Your task is to retype the lines from the opening of the material through the line that includes "15.5, 15.3, 15.6]". Do not copy the pictures.

+ + + +

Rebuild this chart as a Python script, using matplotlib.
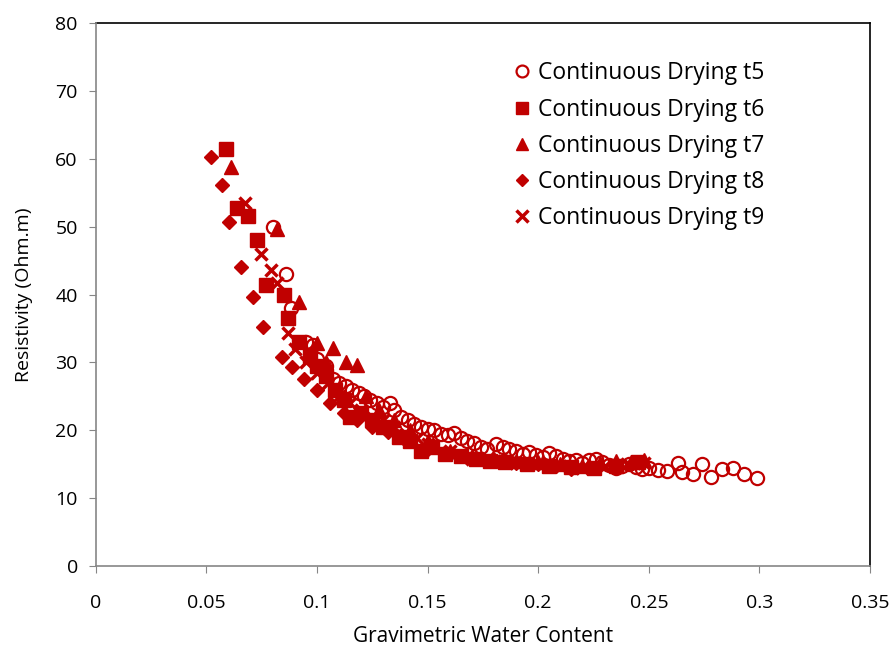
import matplotlib
matplotlib.use("Agg")
import matplotlib.pyplot as plt

plt.rcParams['font.family'] = ['Open Sans', 'DejaVu Sans']

# ---- data ----
t5_x = [0.080, 0.086, 0.088, 0.095, 0.098, 0.100, 0.104, 0.107, 0.110, 0.113, 0.116, 0.119,
        0.121, 0.124, 0.127, 0.130, 0.133, 0.135, 0.138, 0.141, 0.144, 0.147, 0.150, 0.153,
        0.156, 0.159, 0.162, 0.165, 0.168, 0.171, 0.174, 0.177, 0.181, 0.184, 0.187, 0.190,
        0.193, 0.196, 0.199, 0.202, 0.205, 0.208, 0.211, 0.214, 0.217, 0.220, 0.223, 0.226,
        0.229, 0.232, 0.235, 0.238, 0.241, 0.244, 0.247, 0.250, 0.254, 0.258, 0.263, 0.265,
        0.270, 0.274, 0.278, 0.283, 0.288, 0.293, 0.299]
t5_y = [50.0, 43.0, 38.0, 33.0, 32.5, 30.5, 29.5, 27.5, 27.0, 26.5, 26.0, 25.5,
        25.0, 24.5, 24.0, 23.5, 24.0, 23.0, 22.0, 21.5, 21.0, 20.5, 20.2, 20.0,
        19.5, 19.3, 19.6, 18.8, 18.5, 18.2, 17.5, 17.2, 18.0, 17.5, 17.3, 17.0,
        16.5, 16.8, 16.4, 16.0, 16.6, 16.2, 15.8, 15.5, 15.7, 15.2, 15.6, 15.8,
        15.3, 14.9, 14.5, 14.8, 15.1, 14.6, 14.3, 14.5, 14.2, 14.0, 15.2, 13.9,
        13.5, 15.0, 13.1, 14.3, 14.5, 13.6, 13.0]

t6_x = [0.059, 0.064, 0.069, 0.073, 0.077, 0.085, 0.087, 0.092, 0.097, 0.100, 0.104, 0.108,
        0.112, 0.115, 0.120, 0.125, 0.130, 0.137, 0.142, 0.147, 0.152, 0.158, 0.165, 0.172,
        0.178, 0.185, 0.195, 0.205, 0.215, 0.225, 0.235, 0.245]
t6_y = [61.4, 52.7, 51.5, 48.0, 41.4, 39.9, 36.5, 33.0, 31.0, 29.5, 28.0, 26.0,
        24.5, 22.0, 22.5, 21.5, 20.5, 19.0, 18.5, 17.0, 17.5, 16.5, 16.2, 15.8,
        15.5, 15.3, 15.0, 14.8, 14.6, 14.5, 14.8, 15.3]

t7_x = [0.061, 0.082, 0.092, 0.100, 0.104, 0.107, 0.113, 0.118, 0.122, 0.128, 0.135, 0.142,
        0.150, 0.160, 0.170, 0.180, 0.190, 0.200, 0.210, 0.220, 0.228, 0.235, 0.242, 0.248]
t7_y = [58.8, 49.6, 38.9, 32.8, 30.0, 32.1, 30.0, 29.6, 25.0, 23.0, 21.5, 20.0,
        18.5, 17.0, 16.2, 15.8, 15.5, 15.3, 15.0, 14.8, 15.2, 15.5, 15.3, 15.6]

t8_x = [0.052, 0.057, 0.060, 0.0655, 0.071, 0.0755, 0.084, 0.0887, 0.094, 0.100, 0.106, 0.112,
        0.118, 0.125, 0.132, 0.140, 0.150, 0.160, 0.170, 0.180, 0.190, 0.200, 0.208, 0.215]
t8_y = [60.3, 56.1, 50.7, 44.0, 39.6, 35.2, 30.8, 29.3, 27.5, 26.0, 24.0, 22.5,
        21.5, 20.5, 19.8, 18.5, 17.3, 16.5, 15.8, 15.5, 15.2, 15.0, 14.8, 14.3]

t9_x = [0.0674, 0.0746, 0.079, 0.082, 0.087, 0.090, 0.095, 0.100, 0.105, 0.110, 0.115, 0.120,
        0.125, 0.130, 0.135, 0.140, 0.145, 0.150, 0.160, 0.170, 0.180, 0.190, 0.200, 0.210,
        0.220, 0.230, 0.240, 0.248]
t9_y = [53.5, 46.0, 43.6, 41.7, 34.3, 32.0, 30.0, 28.5, 27.0, 25.0, 24.0, 23.0,
        22.0, 21.5, 20.5, 19.5, 18.8, 18.0, 17.0, 15.8, 15.5, 15.2, 15.0, 14.7,
        14.5, 14.7, 15.0, 15.2]

labels = ["Continuous Drying t5", "Continuous Drying t6", "Continuous Drying t7",
          "Continuous Drying t8", "Continuous Drying t9"]

x_ticks = [0, 0.05, 0.1, 0.15, 0.2, 0.25, 0.3, 0.35]
x_tick_labels = ["0", "0.05", "0.1", "0.15", "0.2", "0.25", "0.3", "0.35"]
y_ticks = [0, 10, 20, 30, 40, 50, 60, 70, 80]

red = "#C00000"
grey = "#868686"

fig = plt.figure(figsize=(8.96, 6.53), dpi=100)
ax = fig.add_axes([0.107, 0.133, 0.864, 0.832])

ax.plot(t5_x, t5_y, linestyle='none', marker='o', ms=9.5, mfc='none', mec=red, mew=1.6, label=labels[0])
ax.plot(t6_x, t6_y, linestyle='none', marker='s', ms=9.5, mfc=red, mec=red, label=labels[1])
ax.plot(t7_x, t7_y, linestyle='none', marker='^', ms=10, mfc=red, mec=red, label=labels[2])
ax.plot(t8_x, t8_y, linestyle='none', marker='D', ms=7, mfc=red, mec=red, label=labels[3])
ax.plot(t9_x, t9_y, linestyle='none', marker='x', ms=9, mec=red, mew=2.5, label=labels[4])

ax.set_xlim(0, 0.35)
ax.set_ylim(0, 80)
ax.set_xticks(x_ticks)
ax.set_xticklabels(x_tick_labels)
ax.set_yticks(y_ticks)
ax.tick_params(axis='both', labelsize=14, direction='out', length=5, color=grey)
ax.tick_params(axis='x', pad=15)
ax.tick_params(axis='y', pad=8)
for s in ['top', 'right']:
    ax.spines[s].set_color('black')
    ax.spines[s].set_linewidth(1.2)
for s in ['left', 'bottom']:
    ax.spines[s].set_color(grey)
    ax.spines[s].set_linewidth(1.2)
ax.spines['left'].set_zorder(3)
ax.spines['bottom'].set_zorder(3)
ax.set_xlabel("Gravimetric Water Content", fontsize=15, labelpad=10)
ax.set_ylabel("Resistivity (Ohm.m)", fontsize=14, labelpad=16)

leg = ax.legend(loc='upper left', bbox_to_anchor=(0.538, 0.929), frameon=False, fontsize=16.5,
                handlelength=0.8, handletextpad=0.3, labelspacing=0.53, markerscale=0.9,
                borderpad=0, borderaxespad=0)

fig.savefig("out.png", dpi=100)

+ + + +

# Output
Rebuild this chart as a Python script, using matplotlib.
import matplotlib
matplotlib.use("Agg")
import matplotlib.pyplot as plt

plt.rcParams['font.family'] = ['Open Sans', 'DejaVu Sans']

# ---- data ----
t5_x = [0.080, 0.086, 0.088, 0.095, 0.098, 0.100, 0.104, 0.107, 0.110, 0.113, 0.116, 0.119,
        0.121, 0.124, 0.127, 0.130, 0.133, 0.135, 0.138, 0.141, 0.144, 0.147, 0.150, 0.153,
        0.156, 0.159, 0.162, 0.165, 0.168, 0.171, 0.174, 0.177, 0.181, 0.184, 0.187, 0.190,
        0.193, 0.196, 0.199, 0.202, 0.205, 0.208, 0.211, 0.214, 0.217, 0.220, 0.223, 0.226,
        0.229, 0.232, 0.235, 0.238, 0.241, 0.244, 0.247, 0.250, 0.254, 0.258, 0.263, 0.265,
        0.270, 0.274, 0.278, 0.283, 0.288, 0.293, 0.299]
t5_y = [50.0, 43.0, 38.0, 33.0, 32.5, 30.5, 29.5, 27.5, 27.0, 26.5, 26.0, 25.5,
        25.0, 24.5, 24.0, 23.5, 24.0, 23.0, 22.0, 21.5, 21.0, 20.5, 20.2, 20.0,
        19.5, 19.3, 19.6, 18.8, 18.5, 18.2, 17.5, 17.2, 18.0, 17.5, 17.3, 17.0,
        16.5, 16.8, 16.4, 16.0, 16.6, 16.2, 15.8, 15.5, 15.7, 15.2, 15.6, 15.8,
        15.3, 14.9, 14.5, 14.8, 15.1, 14.6, 14.3, 14.5, 14.2, 14.0, 15.2, 13.9,
        13.5, 15.0, 13.1, 14.3, 14.5, 13.6, 13.0]

t6_x = [0.059, 0.064, 0.069, 0.073, 0.077, 0.085, 0.087, 0.092, 0.097, 0.100, 0.104, 0.108,
        0.112, 0.115, 0.120, 0.125, 0.130, 0.137, 0.142, 0.147, 0.152, 0.158, 0.165, 0.172,
        0.178, 0.185, 0.195, 0.205, 0.215, 0.225, 0.235, 0.245]
t6_y = [61.4, 52.7, 51.5, 48.0, 41.4, 39.9, 36.5, 33.0, 31.0, 29.5, 28.0, 26.0,
        24.5, 22.0, 22.5, 21.5, 20.5, 19.0, 18.5, 17.0, 17.5, 16.5, 16.2, 15.8,
        15.5, 15.3, 15.0, 14.8, 14.6, 14.5, 14.8, 15.3]

t7_x = [0.061, 0.082, 0.092, 0.100, 0.104, 0.107, 0.113, 0.118, 0.122, 0.128, 0.135, 0.142,
        0.150, 0.160, 0.170, 0.180, 0.190, 0.200, 0.210, 0.220, 0.228, 0.235, 0.242, 0.248]
t7_y = [58.8, 49.6, 38.9, 32.8, 30.0, 32.1, 30.0, 29.6, 25.0, 23.0, 21.5, 20.0,
        18.5, 17.0, 16.2, 15.8, 15.5, 15.3, 15.0, 14.8, 15.2, 15.5, 15.3, 15.6]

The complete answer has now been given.